For a window into Big Pharma's new push into emerging markets, check out Pfizer and its Venezuelan operations. The world's largest drugmaker is now marketing to some of the world's poorest citizens, via a new program that sends sales reps into poverty-ridden neighborhoods. The Wall Street Journal tags along with one rep, who has to change his walking routes and swap sample bags to foil potential drug burglars.
So far, the strategy appears to be working: Pfizer's market share has tripled to 18 percent in one neighborhood since the program launched in 2007. One doctor in that Caracas slum has increased his Pfizer-drug scrips by 40 percent.

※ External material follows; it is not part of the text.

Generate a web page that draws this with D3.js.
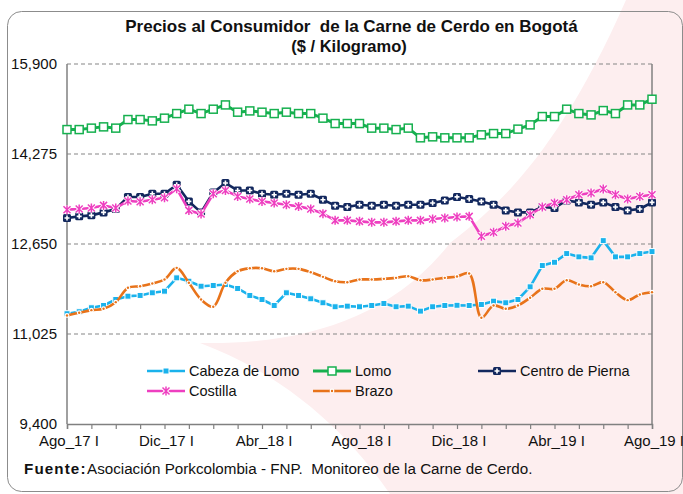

And this comes despite the fact that even at cut-rate developing-world prices, Pfizer's branded meds are much more expensive than generic knockoffs.
Apparently, there's a cultural distrust of generic meds: Brand names are considered better, despite or even because of the price. "According to the price, they probably work better," said one patient, who uses Lipitor rather than generic versions of the drug that are available at less than half the cost--despite the fact that he's only paid about $750 a month. Plus, Pfizer can work the growing problem of counterfeit meds to its advantage, too.
Add to this the fact that the Pfizer rep who hoofs it all over the area is paid $930 to $1,800 a month depending on commissions. That's a small fraction of his U.S. counterpart's salary. So not only is the drugmaker growing sales, it's doing so at a lower cost. No wonder the developing world looks so good.